**Material provided**

==========

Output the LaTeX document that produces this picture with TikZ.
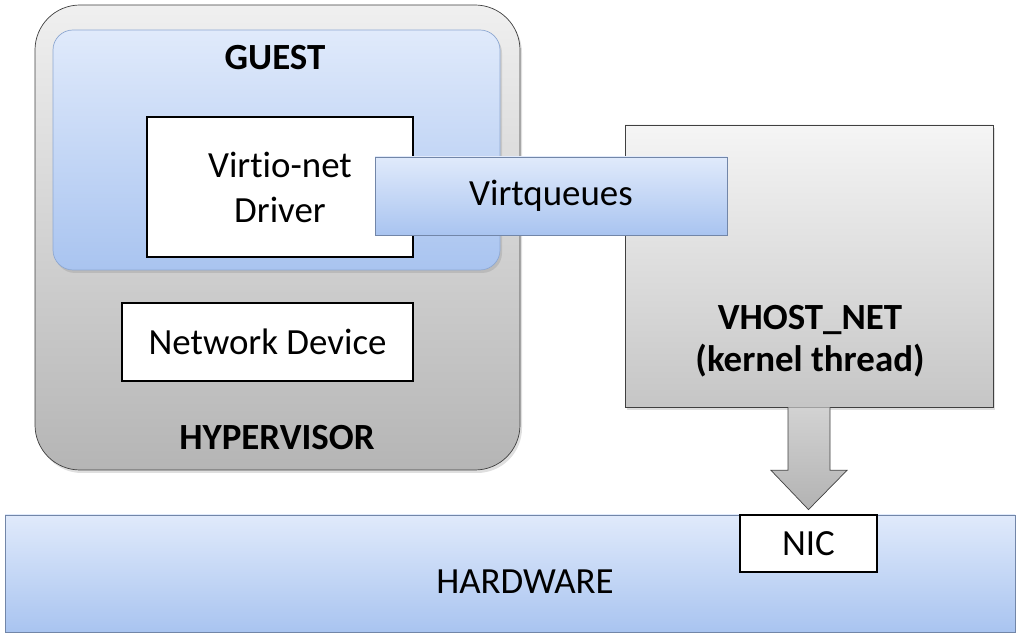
\documentclass[tikz,border=0pt]{standalone}
\usepackage{fontspec}
\setmainfont{Carlito}[Ligatures={NoCommon}]
\usepackage{tikz}
\usetikzlibrary{calc, shadows}

\newdimen\pxu
\pxu=0.02cm

\definecolor{hyperline}{HTML}{404040}
\definecolor{blueline}{HTML}{8EA8D2}
\definecolor{bluetop}{HTML}{E0EAFB}
\definecolor{bluebot}{HTML}{A9C4F0}

\begin{document}
\begin{tikzpicture}[
        x=0.02cm, y=-0.02cm,
        font=\fontsize{21}{25.6}\selectfont,
        softshadow/.style={drop shadow={opacity=0.25, shadow xshift=0.04cm, shadow yshift=-0.06cm}},
        hyperbox/.style={rectangle, draw=hyperline, rounded corners=0.9cm, top color=gray!12, bottom color=gray!58, softshadow},
        guestbox/.style={rectangle, draw=blueline, rounded corners=0.4cm, top color=bluetop, bottom color=bluebot, softshadow},
        whitebox/.style={rectangle, draw=black, fill=white, line width=1.6pt, align=center},
        bluebar/.style={rectangle, draw=blueline!80!black, top color=bluetop, bottom color=bluebot, align=center},
        vhostbox/.style={rectangle, draw=hyperline, top color=gray!8, bottom color=gray!45, softshadow},
        bigarrow/.style={draw=hyperline, top color=gray!35, bottom color=gray!60, line join=miter},
        title/.style={font=\fontsize{21}{24}\selectfont\bfseries, align=center},
    ]
    \useasboundingbox (0,0) rectangle (1018,634);

    % === HYPERVISOR side ===
    \node[hyperbox, minimum width=485\pxu, minimum height=465\pxu] (hyper) at (277.5,237.5) {};
    \node[guestbox, minimum width=447\pxu, minimum height=240\pxu] (guest) at (276.5,150) {};
    \node[title] (guestlabel) at (275,58) {GUEST};
    \node[title] (hyperlabel) at (277,438) {HYPERVISOR};

    \node[whitebox, minimum width=266\pxu, minimum height=140\pxu] (driver) at (280,187) {Virtio-net\\Driver};
    \node[whitebox, minimum width=291\pxu, minimum height=78\pxu] (netdev) at (267.5,342) {Network Device};

    % === HOST side ===
    \node[vhostbox, minimum width=368\pxu, minimum height=282\pxu] (vhost) at (809,266) {};
    \node[title] (vhostlabel) at (810,341) {VHOST\_NET\\(kernel thread)};
    \node[bluebar, minimum width=352\pxu, minimum height=78\pxu] (virtq) at (551,196) {Virtqueues};

    % === HARDWARE ===
    \node[bluebar, minimum width=1010\pxu, minimum height=117\pxu] (hw) at (510,573.5) {};
    \node (hwlabel) at (525,582) {HARDWARE};
    \node[whitebox, minimum width=137\pxu, minimum height=57\pxu] (nic) at (808.5,543.5) {NIC};

    % block arrow vhost -> NIC
    \draw[bigarrow] ($(vhost.south)+(-21,0)$) -- ++(0,63) -- ++(-17,0)
        -- ($(nic.north)+(0,-4)$) -- ($(vhost.south)+(38,63)$) -- ++(-17,0) -- ($(vhost.south)+(21,0)$);

\end{tikzpicture}
\end{document}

==========

**Task details**
Would you set down the listing exactly, omitting pictures?

**Answer for this exercise**
Output the LaTeX document that produces this picture with TikZ.
\documentclass[tikz,border=0pt]{standalone}
\usepackage{fontspec}
\setmainfont{Carlito}[Ligatures={NoCommon}]
\usepackage{tikz}
\usetikzlibrary{calc, shadows}

\newdimen\pxu
\pxu=0.02cm

\definecolor{hyperline}{HTML}{404040}
\definecolor{blueline}{HTML}{8EA8D2}
\definecolor{bluetop}{HTML}{E0EAFB}
\definecolor{bluebot}{HTML}{A9C4F0}

\begin{document}
\begin{tikzpicture}[
        x=0.02cm, y=-0.02cm,
        font=\fontsize{21}{25.6}\selectfont,
        softshadow/.style={drop shadow={opacity=0.25, shadow xshift=0.04cm, shadow yshift=-0.06cm}},
        hyperbox/.style={rectangle, draw=hyperline, rounded corners=0.9cm, top color=gray!12, bottom color=gray!58, softshadow},
        guestbox/.style={rectangle, draw=blueline, rounded corners=0.4cm, top color=bluetop, bottom color=bluebot, softshadow},
        whitebox/.style={rectangle, draw=black, fill=white, line width=1.6pt, align=center},
        bluebar/.style={rectangle, draw=blueline!80!black, top color=bluetop, bottom color=bluebot, align=center},
        vhostbox/.style={rectangle, draw=hyperline, top color=gray!8, bottom color=gray!45, softshadow},
        bigarrow/.style={draw=hyperline, top color=gray!35, bottom color=gray!60, line join=miter},
        title/.style={font=\fontsize{21}{24}\selectfont\bfseries, align=center},
    ]
    \useasboundingbox (0,0) rectangle (1018,634);

    % === HYPERVISOR side ===
    \node[hyperbox, minimum width=485\pxu, minimum height=465\pxu] (hyper) at (277.5,237.5) {};
    \node[guestbox, minimum width=447\pxu, minimum height=240\pxu] (guest) at (276.5,150) {};
    \node[title] (guestlabel) at (275,58) {GUEST};
    \node[title] (hyperlabel) at (277,438) {HYPERVISOR};

    \node[whitebox, minimum width=266\pxu, minimum height=140\pxu] (driver) at (280,187) {Virtio-net\\Driver};
    \node[whitebox, minimum width=291\pxu, minimum height=78\pxu] (netdev) at (267.5,342) {Network Device};

    % === HOST side ===
    \node[vhostbox, minimum width=368\pxu, minimum height=282\pxu] (vhost) at (809,266) {};
    \node[title] (vhostlabel) at (810,341) {VHOST\_NET\\(kernel thread)};
    \node[bluebar, minimum width=352\pxu, minimum height=78\pxu] (virtq) at (551,196) {Virtqueues};

    % === HARDWARE ===
    \node[bluebar, minimum width=1010\pxu, minimum height=117\pxu] (hw) at (510,573.5) {};
    \node (hwlabel) at (525,582) {HARDWARE};
    \node[whitebox, minimum width=137\pxu, minimum height=57\pxu] (nic) at (808.5,543.5) {NIC};

    % block arrow vhost -> NIC
    \draw[bigarrow] ($(vhost.south)+(-21,0)$) -- ++(0,63) -- ++(-17,0)
        -- ($(nic.north)+(0,-4)$) -- ($(vhost.south)+(38,63)$) -- ++(-17,0) -- ($(vhost.south)+(21,0)$);

\end{tikzpicture}
\end{document}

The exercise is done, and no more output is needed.